3 ways to create expert operating room teams

While some consider correlating healthcare and aviation to comparing apples to oranges, one airline captain and patient safety expert believes lessons from the air can help turn surgical team members into an expert operating room team.

Steve Harden suggests healthcare teams take a lesson from flight crews and do the following to ensure high-quality care:

1. Make introductions, eye contact

The healthcare team must learn each other's names. Team members who know each other will communicate better, Harden noted. To facilitate introductions, hospitals can post the names of involved staff on a white board in the OR during a procedure. Harden also recommends making eye contact with fellow medical team members to use nonverbal communication to portray their message.

2. Outline the task ahead

Just as crews go over the trip before the flight, the healthcare team should generally discuss the procedure and then cover critical decision points or actions to take in possible emergencies.

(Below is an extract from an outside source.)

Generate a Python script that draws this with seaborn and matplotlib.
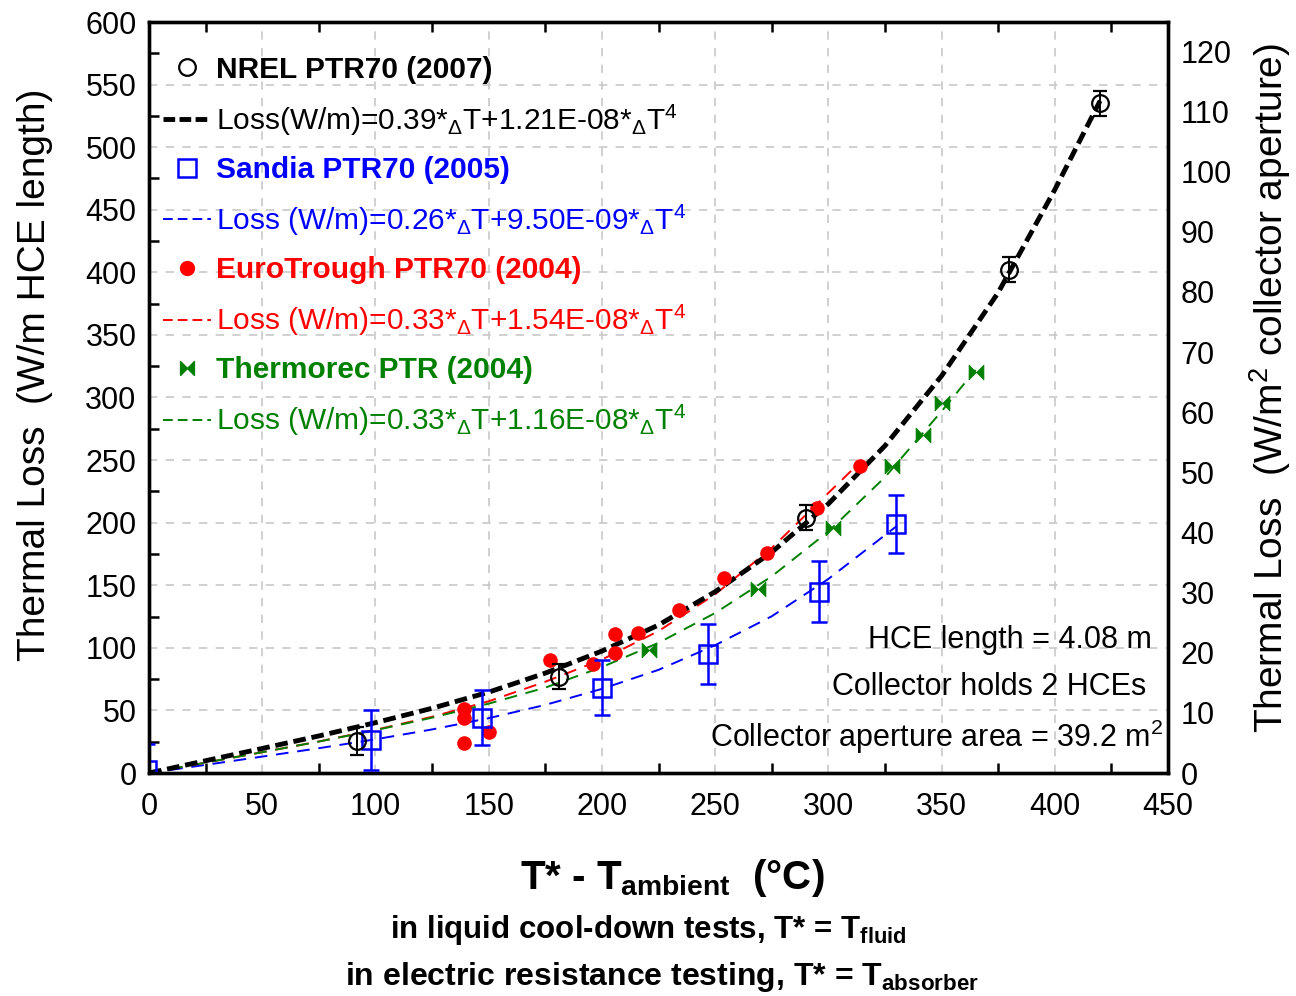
import numpy as np
import pandas as pd
import matplotlib
matplotlib.use("Agg")
import matplotlib.pyplot as plt
import seaborn as sns
from matplotlib.lines import Line2D
from matplotlib.path import Path
from matplotlib.ticker import FixedLocator, MultipleLocator

# ---------------- data ----------------
nrel_x = [92, 181, 290, 380, 420]
nrel_y = [25.5, 77, 204, 402, 535]
nrel_err = [11, 10, 10, 10, 10]

sandia_x = [-1, 98, 147, 200, 247, 296, 330]
sandia_y = [2, 26, 44, 68, 95, 145, 199]
sandia_err = [21, 24, 22, 22, 24, 24, 23]

euro_x = [139, 139, 139, 150, 177, 196, 206, 206, 216, 234, 254, 273, 295, 314]
euro_y = [51, 44, 24, 33, 90, 87, 111, 96, 112, 130, 156, 176, 212, 245]

thermo_x = [221, 269, 302, 328, 342, 350, 365]
thermo_y = [98, 147, 196, 245, 270, 296, 320]

# fitted curves
nrel_fit_x = [0, 25, 50, 75, 100, 125, 150, 175, 200, 225, 250, 275, 300, 325, 350, 375, 400, 420]
nrel_fit_y = [0, 9.8, 19.6, 29.6, 40.2, 51.7, 64.6, 79.8, 97.4, 118.2, 144.8, 176.4, 215, 261.4, 317.2, 383.8, 466, 537]

sandia_fit_x = [0, 25, 50, 75, 100, 125, 150, 175, 200, 225, 250, 275, 300, 330]
sandia_fit_y = [0, 6.5, 13.1, 19.8, 26.9, 34.8, 43.8, 54.4, 67.2, 82.4, 102.1, 125.2, 155, 197]

euro_fit_x = [0, 25, 50, 75, 100, 125, 150, 175, 200, 225, 250, 275, 300, 315]
euro_fit_y = [0, 8.3, 16.6, 25.2, 34.5, 44.9, 57.3, 72.9, 90.6, 113.4, 142.7, 179.8, 223.7, 250]

thermo_fit_x = [0, 25, 50, 75, 100, 125, 150, 175, 200, 225, 250, 275, 300, 325, 350, 365]
thermo_fit_y = [0, 8.3, 16.6, 25.1, 34.2, 44.2, 55.4, 68.2, 84.6, 104.0, 127.8, 157.1, 192.9, 236.3, 289, 322]

series_names = ["NREL PTR70 (2007)", "Sandia PTR70 (2005)",
                "EuroTrough PTR70 (2004)", "Thermorec PTR (2004)"]
fit_labels = [
    r"Loss(W/m)=0.39*$_{\Delta}$T+1.21E-08*$_{\Delta}$T$^{4}$",
    r"Loss (W/m)=0.26*$_{\Delta}$T+9.50E-09*$_{\Delta}$T$^{4}$",
    r"Loss (W/m)=0.33*$_{\Delta}$T+1.54E-08*$_{\Delta}$T$^{4}$",
    r"Loss (W/m)=0.33*$_{\Delta}$T+1.16E-08*$_{\Delta}$T$^{4}$",
]
x_ticks = [0, 50, 100, 150, 200, 250, 300, 350, 400, 450]
y_ticks = [0, 50, 100, 150, 200, 250, 300, 350, 400, 450, 500, 550, 600]
y2_ticks = [0, 10, 20, 30, 40, 50, 60, 70, 80, 90, 100, 110, 120]
hce_length = 4.08
hces_per_collector = 2
aperture_area = 39.2

# ---------------- style ----------------
sns.set_theme(style="ticks")
plt.rcParams["font.family"] = ["Liberation Sans", "DejaVu Sans"]
plt.rcParams["mathtext.fontset"] = "custom"
plt.rcParams["mathtext.rm"] = "Liberation Sans"
plt.rcParams["mathtext.it"] = "Liberation Sans"
plt.rcParams["mathtext.bf"] = "Liberation Sans:bold"
plt.rcParams["text.color"] = "black"
plt.rcParams["axes.labelcolor"] = "black"
plt.rcParams["xtick.color"] = "black"
plt.rcParams["ytick.color"] = "black"

BLUE = "#0000ff"
RED = "#ff0000"
GREEN = "#008000"

fig = plt.figure(figsize=(12.96, 9.96), dpi=100)
ax = fig.add_axes([149 / 1296, 1 - 773 / 996, (1168 - 149) / 1296, (773 - 22) / 996])

black_dash = (0, (2.6, 1.2))
thin_dash = (0, (6.5, 4.5))

# fitted curves
sns.lineplot(x=sandia_fit_x, y=sandia_fit_y, ax=ax, color=BLUE, lw=1.4,
             linestyle=thin_dash, estimator=None, sort=False, zorder=3)
sns.lineplot(x=euro_fit_x, y=euro_fit_y, ax=ax, color=RED, lw=1.4,
             linestyle=thin_dash, estimator=None, sort=False, zorder=3)
sns.lineplot(x=thermo_fit_x, y=thermo_fit_y, ax=ax, color=GREEN, lw=1.4,
             linestyle=thin_dash, estimator=None, sort=False, zorder=3)
sns.lineplot(x=nrel_fit_x, y=nrel_fit_y, ax=ax, color="black", lw=3.5,
             linestyle=black_dash, estimator=None, sort=False, zorder=4)

# measured points
sns.scatterplot(x=euro_x, y=euro_y, ax=ax, color=RED, s=110, linewidth=0,
                marker="o", zorder=5)
bowtie = Path([(-1, -1), (-1, 1), (0, 0), (1, 1), (1, -1), (0, 0), (-1, -1)])
sns.scatterplot(x=thermo_x, y=thermo_y, ax=ax, color=GREEN, s=115, linewidth=0.5,
                edgecolor=GREEN, marker=bowtie, zorder=5)
ax.errorbar(sandia_x, sandia_y, yerr=sandia_err, fmt="s", ms=13, mfc="none",
            mec=BLUE, mew=1.8, ecolor=BLUE, elinewidth=1.8, capsize=6,
            capthick=1.8, zorder=6)
ax.errorbar(nrel_x, nrel_y, yerr=nrel_err, fmt="o", ms=12, mfc="none",
            mec="black", mew=1.6, ecolor="black", elinewidth=1.4, capsize=5,
            capthick=1.4, zorder=7)

# axes
ax.set_xlim(0, 450)
ax.set_ylim(0, 600)
ax.xaxis.set_major_locator(FixedLocator(x_ticks))
ax.yaxis.set_major_locator(FixedLocator(y_ticks))
ax.xaxis.set_minor_locator(MultipleLocator(50, offset=25))
ax.yaxis.set_minor_locator(MultipleLocator(50, offset=25))
ax.grid(True, which="major", color="#c8c8c8", linestyle=(0, (5, 5)), lw=1.2)
ax.tick_params(which="major", length=0, labelsize=22, colors="black")
ax.tick_params(axis="x", which="major", pad=14)
ax.tick_params(axis="y", which="major", pad=9)
ax.tick_params(which="minor", direction="in", length=7, width=1.8,
               top=True, bottom=True, left=True, right=False, color="black")
for sp in ax.spines.values():
    sp.set_visible(True)
    sp.set_linewidth(2.4)
    sp.set_color("black")

ax2 = ax.twinx()
ax2.set_ylim(0, 600 * hce_length * hces_per_collector / aperture_area)
ax2.yaxis.set_major_locator(FixedLocator(y2_ticks))
ax2.tick_params(axis="y", length=0, labelsize=22, pad=9, colors="black")
for sp in ax2.spines.values():
    sp.set_linewidth(2.4)
    sp.set_color("black")

ax.set_ylabel("Thermal Loss  (W/m HCE length)", fontsize=28, va="center")
ax.yaxis.set_label_coords(-0.112, 0.53)
ax2.set_ylabel(r"Thermal Loss  (W/m$^{2}$ collector aperture)", fontsize=28,
               rotation=90, va="center")
ax2.yaxis.set_label_coords(1.100, 0.513)

# legend
handles = [
    Line2D([], [], marker="o", ls="none", mfc="none", mec="black", ms=12, mew=1.6),
    Line2D([], [], color="black", lw=3.5, ls=(0, (2.4, 0.9))),
    Line2D([], [], marker="s", ls="none", mfc="none", mec=BLUE, ms=13, mew=1.8),
    Line2D([], [], color=BLUE, lw=1.4, ls=(0, (5, 2.6))),
    Line2D([], [], marker="o", ls="none", color=RED, ms=10),
    Line2D([], [], color=RED, lw=1.4, ls=(0, (5, 2.6))),
    Line2D([], [], marker=bowtie, ls="none", color=GREEN, ms=10),
    Line2D([], [], color=GREEN, lw=1.4, ls=(0, (5, 2.6))),
]
labels = [series_names[0], fit_labels[0], series_names[1], fit_labels[1],
          series_names[2], fit_labels[2], series_names[3], fit_labels[3]]
leg = ax.legend(handles, labels, loc="upper left", bbox_to_anchor=(0.014, 0.955),
                frameon=False, fontsize=21.5, handlelength=1.6, handletextpad=0.15,
                labelspacing=0.62, borderpad=0, borderaxespad=0)
colors = ["black", "black", BLUE, BLUE, RED, RED, GREEN, GREEN]
for i, t in enumerate(leg.get_texts()):
    t.set_color(colors[i])
    if i % 2 == 0:
        t.set_fontweight("bold")

# annotations
ax.text(0.984, 0.177, f"HCE length = {hce_length} m", transform=ax.transAxes,
        ha="right", va="center", fontsize=22)
ax.text(0.979, 0.1145, f"Collector holds {hces_per_collector} HCEs",
        transform=ax.transAxes, ha="right", va="center", fontsize=22)
ax.text(0.995, 0.048, f"Collector aperture area = {aperture_area} m$^{{2}}$",
        transform=ax.transAxes, ha="right", va="center", fontsize=22)

# x labels
fig.text(0.519, 1 - 878 / 996, r"T* - T$_{\mathbf{ambient}}$  (°C)",
         ha="center", va="center", fontsize=29, fontweight="bold")
fig.text(0.5, 1 - 930 / 996, r"in liquid cool-down tests, T* = T$_{\mathbf{fluid}}$",
         ha="center", va="center", fontsize=22.5, fontweight="bold")
fig.text(0.511, 1 - 977 / 996,
         r"in electric resistance testing, T* = T$_{\mathbf{absorber}}$",
         ha="center", va="center", fontsize=23, fontweight="bold")

fig.savefig("out.png", dpi=100)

Hospital OR teams also should conduct briefings before every cardiac surgery as well as postoperative debriefings, according to an August scientific statement by the American Heart Association (AHA).

3. Invite team communication

For effective teamwork, critical information must openly flow among members, according to Harden. So expert team leaders should ask two or three open-ended questions and acknowledge every communication with either a verbal or nonverbal response to get the best information to make the best patient care decisions.

Hospitals need to train OR staff on how to communicate with one another, as the AHA noted communication skills are the worst aspect of teamwork behavior in the cardiac operating room, FierceHealthcare previously reported.